Wildflower field with a rustic wooden fence.

How to Buy Native Plants Cheap (or Free)

If you want to buy native plants cheap, you’re shopping in the wrong places, and so was I for years. I’d walk into a garden center, see a four-inch pot of something with a Latin name I couldn’t pronounce going for $12.99, and just quietly back away. Turns out there’s a whole ecosystem of cheaper options out there once you know where to look. And some of them are completely free, which, if you know me at all, is where this story was always heading.

Native plants genuinely do cost more at general nurseries. That’s just reality. But the deals exist, you just have to know where to find them.

Native Plant Society Sales

This is the big one. Most states and regions have a native plant society, and those groups almost always run at least one or two plant sales per year. Prices are often a fraction of what you’d pay at a regular nursery. The people running the tables are usually master gardeners or serious hobbyists who grew most of the stock themselves, so the plants are healthy and locally sourced.

June can be a little late for the big spring sales, but it’s worth checking now so you’re on the email list before next April. Search your region’s native plant society plus “plant sale” and see what comes up. I found one about 20 minutes from me that I’d never heard of until last year. How did I miss this for a decade. I don’t know.

Conservation District Programs

This one surprised me. A lot of county conservation districts run native plant programs specifically to help homeowners with things like erosion, stormwater, and habitat. Sometimes it’s subsidized. Sometimes it’s basically free. You fill out a short form, pick up a bundle of bare-root stock in late winter, and plant it out.

Bare-root native plants are genuinely one of the better deals in gardening. They look like sad little sticks when you get them, but they establish faster than potted plants in a lot of cases because they’re not fighting root shock. My daughters were skeptical when I brought home what appeared to be a bundle of twigs. “Dad, those are not plants.” Reader, they are now four-foot shrubs.

Specialty Native Nurseries

If you do need to buy from a nursery, go to one that specializes in natives rather than a general garden center. When you buy native plants cheap this way, the selection is way better and prices are often similar or even lower than big box stores. These places grow their own stock, they know what’s local, and they’re not marking up something they bought from a wholesale grower in another state.

A lot of them also sell in smaller plugs or 4-inch pots rather than the gallon containers you see at big box stores. Smaller pot, lower price, same plant. It just needs a season to catch up. Totally worth it.

Seed Starting: The Slow Cheap Route

Native plant seed is genuinely inexpensive. The catch is that a lot of native species need cold stratification, meaning you have to trick them into thinking they went through winter before they’ll germinate. It’s not hard. You mix the seeds with damp coconut coir, seal them in a bag, and stick them in the fridge for 4-8 weeks depending on the species. I forgot to label mine the first time and spent March playing “what is this seedling” with a tray of mystery plants.

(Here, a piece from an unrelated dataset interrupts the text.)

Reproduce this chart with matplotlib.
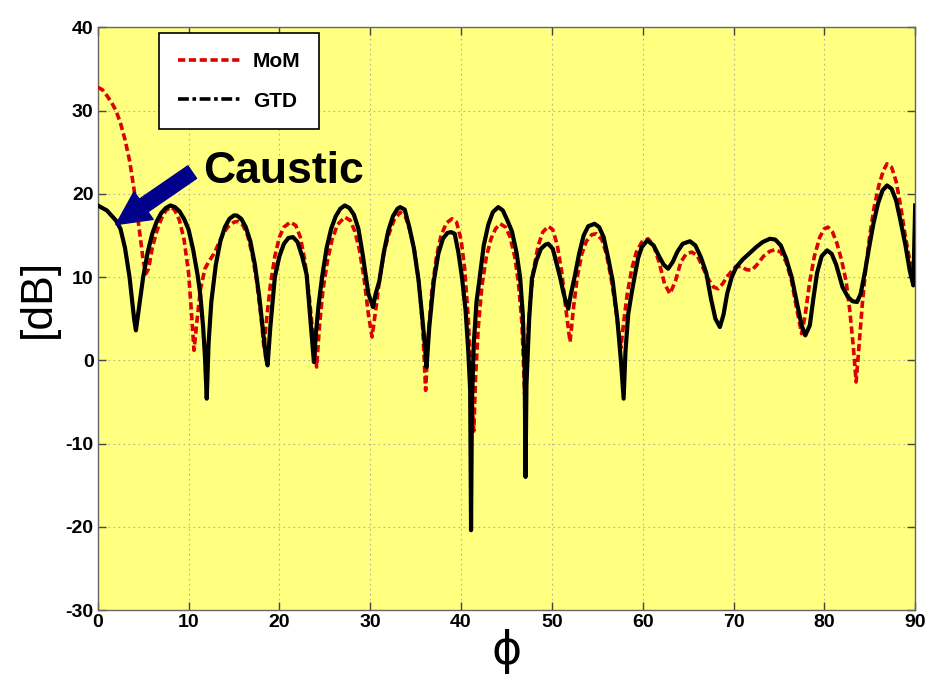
import matplotlib
matplotlib.use("Agg")
import matplotlib.pyplot as plt
from matplotlib.lines import Line2D

plt.rcParams["axes.unicode_minus"] = False

# ---------------- data ----------------
gtd_phi = [0.0, 1.0, 2.0, 2.5, 3.0, 3.5, 3.8, 4.0, 4.2,
           4.5, 5.0, 5.5, 6.0, 6.5, 7.0, 7.5, 8.0, 8.5, 9.0, 9.5, 10.0, 10.5, 11.0, 11.3, 11.6, 11.8, 12.0,
           12.2, 12.5, 13.0, 13.5, 14.0, 14.5, 15.0, 15.3, 15.8, 16.3, 16.8, 17.3, 17.8, 18.2, 18.5, 18.7,
           19.0, 19.5, 20.0, 20.5, 21.0, 21.5, 22.0, 22.5, 23.0, 23.4, 23.8,
           24.0, 24.3, 24.7, 25.2, 25.7, 26.2, 26.7, 27.2, 27.7, 28.2, 28.7, 29.2, 29.5, 29.8, 30.3,
           30.6, 31.0, 31.5, 32.0, 32.5, 33.0, 33.3, 33.8, 34.3, 34.8, 35.3, 35.7, 36.0, 36.2,
           36.5, 37.0, 37.5, 38.0, 38.5, 38.9, 39.3, 39.7, 40.1, 40.5, 40.8, 41.0, 41.1,
           41.2, 41.4, 41.7, 42.0, 42.5, 43.0, 43.5, 44.1, 44.6, 45.1, 45.6, 46.1, 46.5, 46.8, 47.0, 47.1,
           47.2, 47.5, 47.8, 48.3, 48.8, 49.3, 49.6, 50.1, 50.6, 50.9, 51.3, 51.6, 51.8,
           52.1, 52.5, 53.0, 53.5, 54.0, 54.7, 55.2, 55.7, 56.2, 56.7, 57.2, 57.6, 57.9,
           58.1, 58.4, 58.8, 59.1, 59.5, 59.9, 60.5, 61.2, 61.8, 62.3, 62.8, 63.3, 63.8, 64.4, 65.2,
           65.8, 66.4, 67.0, 67.5, 68.0, 68.5,
           68.9, 69.3, 69.8, 70.3, 71.0, 71.8, 72.5, 73.2, 74.0, 74.6, 75.2, 75.8, 76.4, 77.0, 77.5, 77.9,
           78.4, 78.8, 79.2, 79.7, 80.3, 80.8, 81.3, 82.0, 82.6, 83.1, 83.6, 84.0, 84.5, 85.0, 85.4,
           85.9, 86.4, 86.9, 87.4, 87.9, 88.3, 88.9, 89.4, 89.8, 90.0]
gtd_db = [18.6, 18.0, 16.8, 15.8, 13.5, 10.0, 7.0, 5.0, 3.6,
          6.0, 10.0, 13.0, 15.2, 16.7, 17.7, 18.3, 18.6, 18.4, 17.9, 17.0, 15.7, 13.3, 10.2, 7.8, 4.0, 0.5, -4.6,
          2.0, 7.0, 11.5, 14.3, 16.0, 17.0, 17.4, 17.4, 17.0, 16.0, 14.3, 11.5, 7.5, 3.5, 0.5, -0.6,
          4.0, 10.0, 12.5, 14.0, 14.7, 14.8, 14.2, 12.5, 10.3, 5.0, -0.2,
          3.0, 6.5, 10.0, 13.5, 15.8, 17.3, 18.2, 18.6, 18.3, 17.5, 15.8, 12.5, 10.2, 8.0, 6.4,
          8.0, 9.5, 13.0, 15.6, 17.3, 18.2, 18.4, 18.1, 16.0, 13.5, 9.8, 5.5, 2.0, -0.8,
          4.0, 9.5, 12.8, 14.6, 15.3, 15.4, 15.2, 13.0, 10.0, 6.0, 1.0, -3.5, -20.4,
          -5.0, 2.0, 7.0, 9.5, 13.8, 16.3, 17.8, 18.4, 18.0, 16.8, 15.5, 13.0, 10.0, 5.5, -1.0, -14.0,
          -3.0, 5.0, 9.8, 12.0, 13.4, 13.9, 14.0, 13.4, 11.3, 10.0, 8.0, 6.8, 6.2,
          8.0, 10.0, 12.8, 15.0, 16.1, 16.4, 16.0, 14.8, 12.3, 9.5, 5.0, 0.0, -4.6,
          1.0, 5.5, 8.2, 10.0, 12.3, 13.6, 14.4, 13.8, 12.5, 11.5, 11.0, 11.8, 13.0, 14.0, 14.3,
          13.8, 12.4, 10.5, 7.5, 5.0, 4.0,
          5.5, 8.0, 10.0, 11.2, 12.1, 12.9, 13.6, 14.2, 14.6, 14.5, 13.8, 12.2, 10.0, 6.8, 4.2, 3.0,
          4.2, 7.5, 10.5, 12.5, 13.2, 12.8, 11.5, 8.8, 7.6, 7.1, 7.0, 8.0, 10.8, 14.0, 16.4,
          18.8, 20.4, 21.0, 20.6, 19.2, 17.2, 14.0, 10.8, 9.0, 18.6]

mom_phi = [0.0, 0.5, 1.0, 1.5, 2.0, 2.5, 3.0, 3.5, 4.0, 4.3, 4.6, 5.0, 5.3, 5.6, 6.0, 6.5, 7.0, 7.5, 8.1,
           8.5, 9.0, 9.5, 10.0, 10.3, 10.6, 10.9, 11.3, 11.8, 12.3, 12.8, 13.3, 13.8, 14.3, 15.0, 15.5,
           16.0, 16.5, 17.0, 17.5, 18.0, 18.3, 18.6, 19.0, 19.5, 20.0, 20.5, 21.2, 21.8, 22.3, 22.8,
           23.3, 23.7, 24.1, 24.4, 24.8, 25.3, 25.8, 26.4, 27.2, 27.8, 28.3, 28.8, 29.3, 29.8, 30.2,
           30.6, 31.0, 31.5, 32.0, 32.6, 33.3, 33.9, 34.4, 34.9, 35.4, 35.8, 36.1, 36.4, 36.8, 37.3,
           37.8, 38.4, 39.0, 39.5, 40.0, 40.4, 40.8, 41.1, 41.4, 41.6, 41.9, 42.3, 42.8, 43.3, 43.8,
           44.3, 44.9, 45.4, 45.9, 46.3, 46.7, 47.0, 47.3, 47.6, 48.0, 48.5, 49.0, 49.6, 50.1, 50.6,
           51.1, 51.5, 52.0, 52.4, 52.8, 53.3, 53.8, 54.4, 54.9, 55.5, 56.0, 56.5, 57.0, 57.3, 57.6,
           57.9, 58.3, 58.8, 59.3, 59.9, 60.6, 61.2, 61.8, 62.4, 63.0, 63.6, 64.2, 64.8, 65.4, 66.0,
           66.6, 67.2, 67.8, 68.3, 68.8, 69.4, 70.2, 70.8, 71.4, 72.0, 72.6, 73.3, 74.0, 74.6, 75.2,
           75.8, 76.4, 76.9, 77.5, 77.9, 78.4, 78.9, 79.5, 80.0, 80.4, 80.9, 81.4, 81.9, 82.4, 82.8,
           83.2, 83.5, 83.8, 84.2, 84.6, 85.0, 85.5, 86.0, 86.5, 86.9, 87.4, 87.9, 88.4, 88.9, 89.4, 90.0]
mom_db = [32.8, 32.5, 31.8, 31.0, 30.0, 28.5, 26.5, 24.0, 20.5, 18.0, 15.5, 12.0, 10.4, 11.0, 13.5, 15.5, 17.0, 18.0, 18.4,
          18.0, 16.8, 14.5, 10.5, 6.0, 1.2, 4.5, 8.5, 11.0, 12.0, 12.8, 14.0, 15.2, 16.0, 16.6, 16.7,
          16.2, 15.0, 12.8, 9.5, 5.0, 1.5, 5.0, 9.0, 12.5, 14.8, 16.0, 16.6, 16.2, 14.8, 12.0,
          7.5, 3.0, -0.8, 4.0, 8.5, 12.0, 14.5, 16.3, 17.2, 16.8, 15.5, 13.3, 10.0, 5.5, 2.8,
          6.0, 9.5, 12.8, 15.0, 16.8, 17.8, 17.2, 15.5, 13.0, 9.0, 3.5, -3.6, 3.0, 8.5, 12.5,
          15.0, 16.5, 17.0, 16.6, 14.5, 11.0, 5.0, -2.0, -8.5, -2.0, 4.0, 9.0, 12.5, 14.6, 15.8,
          16.4, 16.0, 14.8, 12.5, 9.5, 4.5, -4.0, 2.0, 7.0, 11.0, 13.8, 15.4, 16.1, 15.7, 13.8,
          10.5, 6.5, 2.2, 6.5, 10.0, 12.8, 14.3, 15.1, 15.2, 14.5, 12.8, 10.0, 6.5, 4.0, 1.5,
          4.5, 8.0, 11.0, 13.0, 14.2, 14.6, 13.8, 11.8, 9.2, 8.0, 9.5, 11.8, 12.8, 13.0, 12.6,
          11.2, 9.8, 8.8, 8.6, 9.2, 10.2, 11.2, 11.3, 10.9, 10.8, 11.5, 12.5, 13.1, 13.3, 13.0,
          11.8, 9.5, 6.5, 3.2, 5.5, 9.5, 12.5, 14.8, 15.8, 16.0, 15.4, 14.0, 12.0, 9.5, 6.0,
          1.5, -2.6, 1.5, 7.0, 11.5, 15.0, 18.5, 21.0, 22.8, 23.6, 23.2, 21.5, 18.5, 15.0, 12.0, 10.0]

x_ticks = [0, 10, 20, 30, 40, 50, 60, 70, 80, 90]
y_ticks = [-30, -20, -10, 0, 10, 20, 30, 40]
series_labels = ["MoM", "GTD"]

# ---------------- figure ----------------
fig = plt.figure(figsize=(9.31, 6.81), dpi=100)
ax = fig.add_axes([0.105, 0.104, 0.878, 0.856])
ax.set_facecolor("#FFFF80")

red = "#DD0000"
ax.plot(mom_phi, mom_db, color=red, lw=2.6, linestyle=(0, (2.0, 1.0)), zorder=3)
ax.plot(gtd_phi, gtd_db, color="black", lw=3.0, linestyle="-", zorder=4)

ax.set_xlim(0, 90)
ax.set_ylim(-30, 40)
ax.set_xticks(x_ticks)
ax.set_yticks(y_ticks)
ax.grid(True, color="#b4b49a", linestyle=(0, (1.5, 3.0)), lw=0.8)
ax.tick_params(direction="in", top=True, right=True, length=6, width=1, colors="#444444",
               labelcolor="black", pad=3)
for lab in ax.get_xticklabels() + ax.get_yticklabels():
    lab.set_fontfamily("Liberation Sans")
    lab.set_fontweight("bold")
    lab.set_fontsize(14)
for s in ax.spines.values():
    s.set_color("#666666")
    s.set_linewidth(1.0)

ax.set_ylabel("[dB]", fontsize=32, family="Liberation Sans")
ax.yaxis.set_label_coords(-0.047, 0.535)
ax.set_xlabel("\u03d5", fontsize=33, family="DejaVu Sans", labelpad=-2)

handles = [Line2D([], [], color=red, lw=2.6, linestyle=(0, (2.0, 1.0))),
           Line2D([], [], color="black", lw=2.6, linestyle=(0, (3, 1, 1, 1)))]
leg = ax.legend(handles, series_labels, loc="upper left", bbox_to_anchor=(0.075, 0.99),
                prop={"family": "Liberation Sans", "weight": "bold", "size": 15},
                handlelength=3.0, labelspacing=1.0, borderpad=0.9, handletextpad=0.6,
                fancybox=False, framealpha=1, edgecolor="black", borderaxespad=0.0)
leg.get_frame().set_linewidth(1.2)

ax.annotate("", xy=(2.0, 16.3), xytext=(10.4, 22.6),
            arrowprops=dict(arrowstyle="simple,head_width=1.1,head_length=1.1,tail_width=0.5",
                            color="#00008B", mutation_scale=22, shrinkA=0, shrinkB=0), zorder=6)
ax.text(11.6, 22.7, "Caustic", fontsize=32, fontweight="bold", family="Liberation Sans",
        va="center", ha="left", zorder=6)

fig.savefig("out.png", dpi=100)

It’s a bit like the slow food movement but for plants. Slow flora. Anyway.

Starting from seed works especially well for grasses, native wildflowers, and anything you want a lot of. A single seed packet can give you 30 or more plants for the same price as one potted specimen at a local nursery. I’ve done this with native columbine and it worked great once I stopped being impatient about it.

Free Plants: Divisions, Cuttings, and Neighbors

This is where things get really interesting. A lot of native plants spread by rhizome or clump up over a few years, which means someone nearby probably needs to divide theirs. Local gardening Facebook groups, Nextdoor, and Buy Nothing groups are gold for this. People give away divided native plants all the time because they have too many and they’d rather someone take them than toss them.

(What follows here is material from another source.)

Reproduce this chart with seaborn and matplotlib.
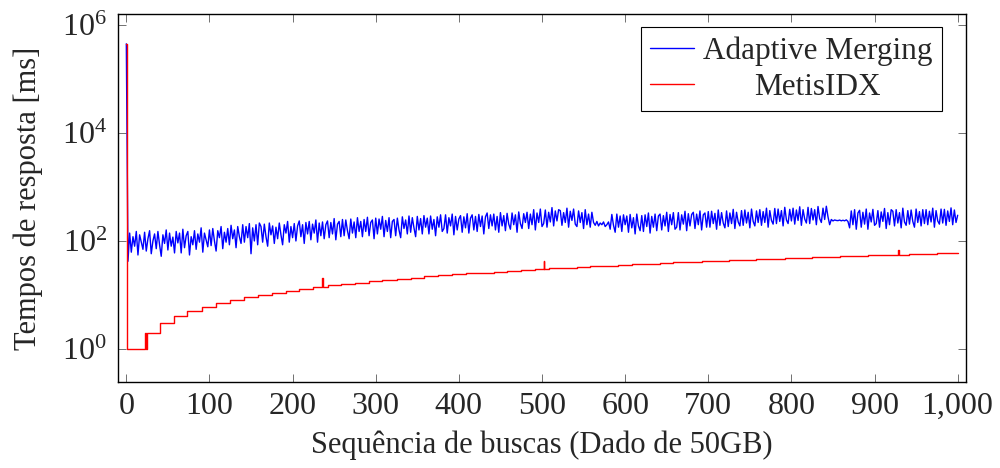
import numpy as np
import pandas as pd
import matplotlib
matplotlib.use("Agg")
import matplotlib.pyplot as plt
import matplotlib.ticker as mticker
import seaborn as sns

# Adaptive Merging: first query, then one reading every 2 queries (x = 2, 4, ..., 1000)
am_first_x = 0
am_first_ms = 4.5e5
am_x = np.arange(2, 1001, 2)
am_ms = [
    42, 140, 62, 120, 80, 150, 55, 130, 95, 70,
    145, 65, 110, 155, 58, 100, 135, 72, 150, 85,
    52, 130, 90, 160, 68, 140, 80, 118, 60, 150,
    92, 140, 60, 165, 75, 125, 150, 55, 120, 85,
    155, 70, 135, 95, 175, 62, 140, 105, 78, 160,
    82, 170, 100, 65, 155, 115, 185, 72, 145, 95,
    170, 85, 195, 110, 160, 75, 185, 120, 90, 200,
    95, 185, 115, 210, 58, 175, 100, 200, 85, 215,
    185, 95, 205, 120, 80, 215, 130, 190, 90, 180,
    110, 215, 130, 85, 200, 140, 230, 95, 185, 115,
    210, 100, 190, 235, 120, 200, 90, 220, 135, 230,
    105, 205, 140, 245, 95, 215, 125, 225, 110, 200,
    235, 115, 220, 135, 260, 105, 205, 230, 120, 250,
    125, 245, 155, 110, 255, 140, 225, 115, 270, 150,
    230, 120, 250, 150, 275, 125, 220, 245, 110, 265,
    135, 255, 165, 285, 120, 240, 150, 270, 115, 230,
    250, 125, 265, 160, 115, 280, 170, 245, 135, 290,
    145, 270, 175, 120, 285, 160, 260, 135, 295, 180,
    265, 135, 290, 165, 250, 125, 280, 180, 305, 150,
    170, 305, 140, 270, 190, 315, 130, 285, 160, 255,
    295, 145, 280, 175, 320, 140, 265, 305, 160, 285,
    150, 310, 185, 290, 135, 280, 330, 170, 305, 190,
    315, 160, 285, 145, 335, 190, 295, 155, 325, 205,
    165, 330, 200, 305, 145, 345, 210, 170, 320, 220,
    340, 170, 315, 200, 380, 160, 330, 220, 390, 185,
    210, 375, 180, 340, 225, 415, 190, 360, 235, 380,
    365, 195, 335, 220, 405, 180, 355, 240, 390, 205,
    185, 360, 220, 335, 170, 380, 200, 315, 180, 340,
    220, 195, 230, 190, 215, 200, 225, 185, 200, 225,
    165, 310, 195, 145, 315, 180, 290, 150, 305, 200,
    290, 145, 310, 175, 270, 135, 315, 190, 155, 295,
    150, 305, 185, 330, 140, 285, 180, 315, 155, 290,
    315, 160, 295, 190, 340, 150, 310, 200, 335, 165,
    180, 335, 160, 305, 205, 355, 155, 320, 190, 310,
    340, 170, 315, 200, 360, 160, 305, 330, 180, 350,
    180, 355, 210, 325, 165, 375, 195, 335, 215, 175,
    360, 185, 330, 210, 385, 170, 340, 225, 190, 365,
    195, 375, 215, 340, 175, 390, 230, 190, 360, 220,
    380, 195, 350, 220, 405, 180, 365, 240, 205, 400,
    210, 390, 230, 365, 190, 420, 245, 210, 385, 235,
    405, 205, 375, 240, 430, 195, 380, 255, 215, 420,
    210, 400, 245, 380, 200, 435, 260, 220, 405, 250,
    440, 280, 200, 250, 235, 245, 240, 238, 244, 236,
    242, 236, 246, 230, 175, 360, 200, 380, 165, 330,
    370, 180, 340, 205, 390, 165, 330, 225, 385, 195,
    210, 365, 180, 345, 230, 400, 170, 335, 200, 380,
    355, 190, 380, 215, 335, 175, 405, 225, 195, 365,
    205, 375, 230, 180, 390, 220, 350, 190, 380, 210,
    380, 200, 355, 225, 405, 180, 365, 235, 205, 390,
    215, 385, 195, 360, 230, 410, 200, 375, 220, 300,
]

# MetisIDX: staircase (query where the level starts, level in ms)
mi_step_x = [0, 1, 23, 24, 25, 41, 57, 73, 91, 108, 125, 142, 158, 175, 192,
             208, 225, 242, 258, 275, 292, 308, 325, 342, 358, 375, 392,
             408, 425, 442, 458, 475, 492, 508, 525, 542, 558, 575, 592,
             608, 625, 642, 658, 675, 692, 708, 725, 742, 758, 775, 792,
             808, 825, 842, 858, 875, 892, 908, 925, 942, 958, 975, 992, 1000]
mi_step_ms = [4.5e5, 1, 2, 1, 2, 3, 4, 5, 6, 7, 8, 9, 10, 11, 12,
              13, 14, 15, 16, 17, 18, 19, 20, 21, 22, 23, 24,
              25, 26, 27, 28, 29, 30, 31, 32, 33, 34, 35, 36,
              37, 38, 39, 40, 41, 42, 43, 44, 45, 46, 47, 48,
              49, 50, 51, 52, 53, 54, 55, 56, 57, 58, 59, 60, 60]
# isolated slow queries
mi_spike_x = [235, 502, 928]
mi_spike_ms = [21, 43, 68]
mi_spike_back = [14, 30, 56]

am = pd.DataFrame({"x": np.r_[am_first_x, am_x], "ms": np.r_[am_first_ms, am_ms]})

mi = pd.DataFrame({"x": mi_step_x, "ms": mi_step_ms})
spk = pd.DataFrame({"x": mi_spike_x + [v + 1 for v in mi_spike_x],
                    "ms": mi_spike_ms + mi_spike_back})
mi = pd.concat([mi, spk]).sort_values("x").reset_index(drop=True)

sns.set_style("ticks")
plt.rcParams["font.family"] = ["Liberation Serif", "DejaVu Serif"]
plt.rcParams["mathtext.fontset"] = "custom"
plt.rcParams["mathtext.rm"] = "Liberation Serif"
plt.rcParams["mathtext.it"] = "Liberation Serif:italic"
plt.rcParams["mathtext.default"] = "regular"

fig = plt.figure(figsize=(10, 4.68), dpi=100)
ax = fig.add_axes([0.118, 0.184, 0.848, 0.786])

sns.lineplot(data=am, x="x", y="ms", ax=ax, color="blue", lw=1.0,
             label="Adaptive Merging", estimator=None)
sns.lineplot(data=mi, x="x", y="ms", ax=ax, color="red", lw=1.0,
             label="MetisIDX", estimator=None, drawstyle="steps-post")

ax.set_yscale("log")
ax.set_xlim(-10, 1010)
ax.set_ylim(0.245, 1.6e6)
ax.set_xticks(range(0, 1001, 100))
ax.xaxis.set_major_formatter(mticker.FuncFormatter(lambda v, p: f"{int(v):,}"))
ax.set_yticks([1e0, 1e2, 1e4, 1e6])
ax.yaxis.set_major_formatter(mticker.LogFormatterMathtext())
ax.yaxis.set_minor_locator(mticker.NullLocator())

ax.tick_params(direction="in", top=True, right=True, length=6, width=0.6,
               color="0.35", labelsize=23)
ax.tick_params(axis="x", pad=7)
ax.tick_params(axis="y", pad=8)
for s in ax.spines.values():
    s.set_visible(True)
    s.set_color("black")
    s.set_linewidth(1.0)

ax.set_xlabel("Sequência de buscas (Dado de 50GB)", fontsize=22, labelpad=7)
ax.set_ylabel("Tempos de resposta [ms]", fontsize=22)
ax.yaxis.set_label_coords(-0.088, 0.5)

leg = ax.legend(loc="upper right", bbox_to_anchor=(0.9717, 0.9647),
                borderaxespad=0, fontsize=22.5, frameon=True, fancybox=False,
                framealpha=1, edgecolor="black", handlelength=1.4,
                handletextpad=0.3, borderpad=0.3, labelspacing=0.22)
leg.get_frame().set_linewidth(0.8)
for h in leg.get_lines():
    h.set_linewidth(1.0)

# centre the shorter entry like pgfplots does
fig.canvas.draw()
w0 = leg.get_texts()[0].get_window_extent().width
w1 = leg.get_texts()[1].get_window_extent().width
leg.get_texts()[1].set_x((w0 - w1) / 2)

fig.savefig("out.png", dpi=100)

Some natives also propagate from cuttings, the same way you’d root a grocery store herb cutting. Doesn’t always work. But when it does you’ve turned one plant into six for the cost of nothing, which is my favorite price point.

Also worth knowing: some native plant societies and botanic gardens run seed swaps or cutting exchanges, especially in fall. Put it on the calendar now so you don’t miss it like I did for nine years.

What to Actually Plant

One mistake I made early on was buying whatever looked interesting without checking if it was right for my conditions. Native doesn’t automatically mean easy. A plant native to dry rocky slopes is not going to love the shady wet corner of my yard, no matter how local its origins are. I planted a prairie dropseed in partial shade once and it just sat there looking personally offended for two seasons.

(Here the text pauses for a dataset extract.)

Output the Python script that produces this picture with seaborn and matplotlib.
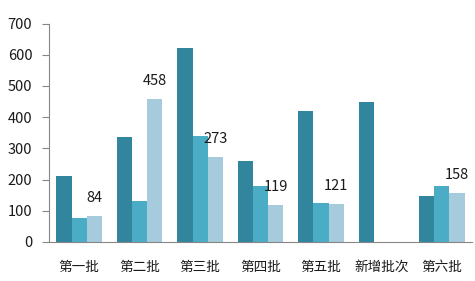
import numpy as np
import pandas as pd
import matplotlib
matplotlib.use("Agg")
import matplotlib.pyplot as plt
import seaborn as sns

categories = ["第一批", "第二批", "第三批", "第四批", "第五批", "新增批次", "第六批"]
series_names = ["A", "B", "C"]
series_a = [211, 336, 621, 259, 420, 449, 147]
series_b = [76, 131, 339, 178, 125, 0, 179]
series_c = [84, 458, 273, 119, 121, 0, 158]
colors = ["#31869E", "#4BACC6", "#A6CBDC"]
yticks = [0, 100, 200, 300, 400, 500, 600, 700]

rows = []
for name, vals in zip(series_names, [series_a, series_b, series_c]):
    for c, v in zip(categories, vals):
        rows.append({"cat": c, "series": name, "value": v})
df = pd.DataFrame(rows)

sns.set_theme(style="white")
plt.rcParams["font.family"] = ["Noto Sans CJK SC", "DejaVu Sans"]

fig = plt.figure(figsize=(4.75, 2.81), dpi=100)
ax = fig.add_axes([0.103, 0.139, 0.891, 0.777])
sns.barplot(data=df, x="cat", y="value", hue="series", order=categories,
            hue_order=series_names, palette=colors, width=0.75, gap=0,
            saturation=1, errorbar=None, legend=False, ax=ax, linewidth=0)

labels = [str(v) if v else "" for v in series_c]
ax.bar_label(ax.containers[2], labels=labels, padding=8, fontsize=10.5, color="#1a1a1a")

ax.set_ylim(0, 700)
ax.set_xlim(-0.5, 6.5)
ax.set_yticks(yticks)
ax.set_yticklabels([str(t) for t in yticks], fontsize=10.5, color="#1a1a1a")
ax.set_xlabel("")
ax.set_ylabel("")
ax.set_xticks(range(len(categories)))
ax.set_xticklabels(categories, fontsize=9.8, color="#1a1a1a")
ax.tick_params(axis="x", which="major", length=0, pad=13)
ax.set_xticks(np.arange(-0.5, 7.0, 1.0), minor=True)
ax.tick_params(axis="x", which="minor", length=4, color="#868686", width=0.8, direction="out")
ax.tick_params(axis="y", length=5, color="#868686", width=0.8, direction="out", pad=7, left=True)
for s in ["top", "right"]:
    ax.spines[s].set_visible(False)
for s in ["left", "bottom"]:
    ax.spines[s].set_color("#868686")
    ax.spines[s].set_linewidth(0.8)

fig.savefig("out.png", dpi=100)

Most native plant nurseries and conservation district programs are good about labeling for sun, moisture, and soil. Ask questions. The people at these places actually want to help you succeed, which is more than I can say for the seasonal garden department at every big box store I’ve ever been in.

Long story short: you can buy native plants cheap once you stop looking in the wrong spots. The deals are out there, the free plants are out there, and the only thing it costs you is a little research and the willingness to carry home what looks like a bag of sticks.